Il 5 aprile sarebbe potuta essere una data di risveglio civico, un’occasione per far sentire la voce di un popolo stanco, confuso, arrabbiato. Invece si è trasformata nell’ennesima puntata di uno spettacolo grottesco, dove il confine tra la realtà e il teatrino social si fa sempre più sottile. A catalizzare l’attenzione è stata, ancora una volta, Rita De Crescenzo. Sì, proprio lei: l’ex volto virale dei social, ora autoproclamatasi paladina del popolo, con tanto di ambizioni politiche.
Ma siamo seri: davvero vogliamo essere rappresentati da chi ha costruito la propria notorietà tra balli improvvisati, scandali giudiziari e frasi a effetto da diretta Instagram? Davvero avevamo bisogno di lei per scendere in piazza, per farci sentire, per chiedere risposte?

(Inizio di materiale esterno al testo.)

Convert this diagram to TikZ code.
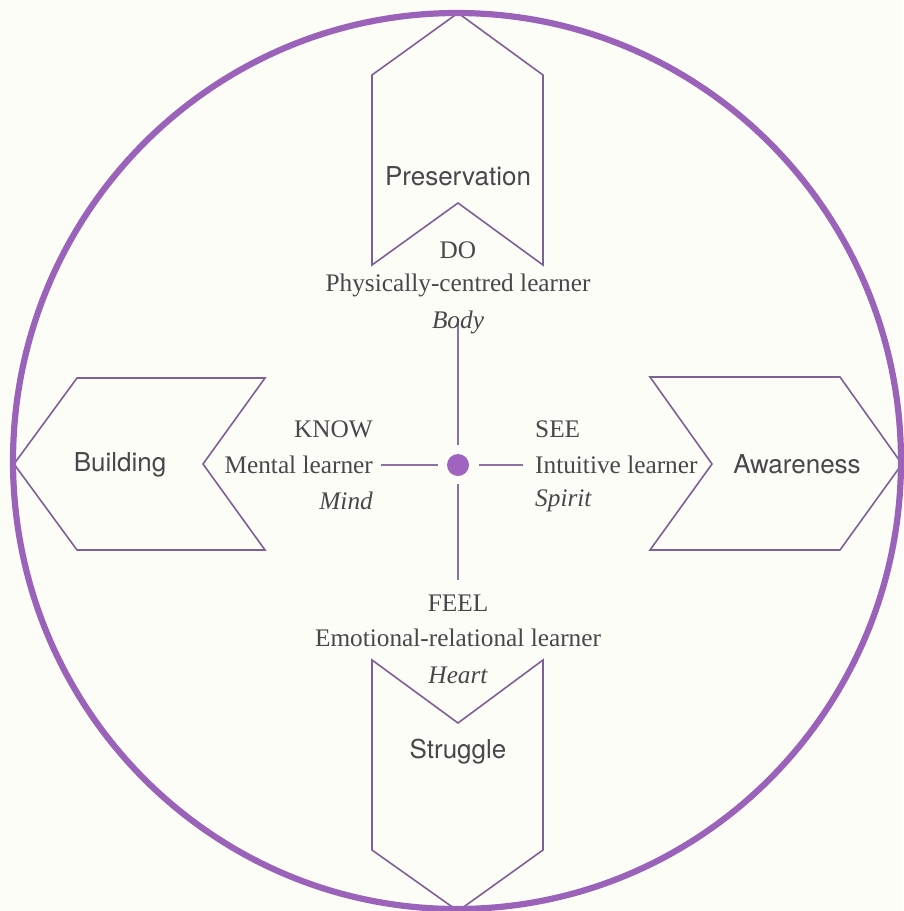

La verità è che stiamo scambiando il rumore per pensiero, la viralità per valore. E il fatto che sempre più giovani vedano in figure come questa un modello, un punto di riferimento, un’alternativa, dovrebbe farci tremare i polsi.
Non è una colpa essere diventati famosi per caso. È una colpa, però, credere che la notorietà sia di per sé una qualifica per parlare a nome di un popolo. Ed è una colpa ancora più grande quella di un Paese che accetta tutto questo senza batter ciglio, anestetizzato da una quotidianità fatta di contenuti mordi e fuggi, indignazioni lampo e memorie a breve termine.
Nel frattempo, dall’altra parte dell’oceano, anche gli Stati Uniti mostrano crepe sempre più evidenti: le sommosse contro Trump, il clima da guerra civile fredda, l’odio che serpeggia sotto la superficie. Cambia il palcoscenico, ma non il copione. Anche lì, la democrazia si piega sotto il peso di leader che parlano alla pancia e mai alla testa.
E allora torniamo alla domanda centrale: che fine ha fatto la testa? Dove sono finiti il pensiero critico, la capacità di distinguere, di capire, di analizzare? La risposta è semplice, quanto dolorosa: li abbiamo sacrificati, giorno dopo giorno, sull’altare dell’intrattenimento.
E soprattutto, li abbiamo dimenticati perché abbiamo dimenticato l’importanza dell’istruzione.
Sì, perché il vero male profondo di questo Paese non è solo la disinformazione ma l’ignoranza strutturale. L’istruzione pubblica viene mortificata da anni, i fondi si riducono, gli insegnanti sono lasciati soli, i programmi svuotati. Mentre altrove si investe in scuola, ricerca, università, qui i giovani migliori prendono un biglietto di sola andata per Berlino, Parigi, Londra o New York, portando via con sé sogni, talento e speranza.
I cervelli fuggono. E chi resta è sempre più disilluso, disorientato, preda di chi urla più forte o promette scorciatoie facili. È in questo vuoto educativo e culturale che proliferano i nuovi “leader”, le nuove “icone” più che altro simboli di un vuoto, di un’assenza, di un collasso.
L’istruzione è l’unico vero argine contro tutto questo. È l’unica arma non violenta che può restituirci un futuro degno, che può insegnarci a scegliere, a discernere, a non cadere nel tranello dell’apparenza.
Non abbiamo bisogno di influencer in politica. Abbiamo bisogno di menti lucide, coscienze vigili, spiriti critici.
E forse, prima di scandalizzarci per chi ambisce a rappresentarci senza alcun merito, dovremmo chiederci: che cosa abbiamo fatto noi, come società, per permettere che accadesse? Perché se siamo arrivati a questo punto, il problema non è solo chi sale sul palco, ma chi costruisce quel palco, chi lo applaude, chi ne alimenta la fama.
Il cambiamento non parte da un like. Parte da un’aula scolastica. Da un libro letto. Da un professore che ti apre gli occhi. Da una scuola che non si limita a istruire, ma insegna a pensare.
E fino a quando l’Italia non capirà che senza istruzione non c’è futuro, continueremo a cadere sempre più in basso. Fino a dimenticare cosa significa davvero essere cittadini.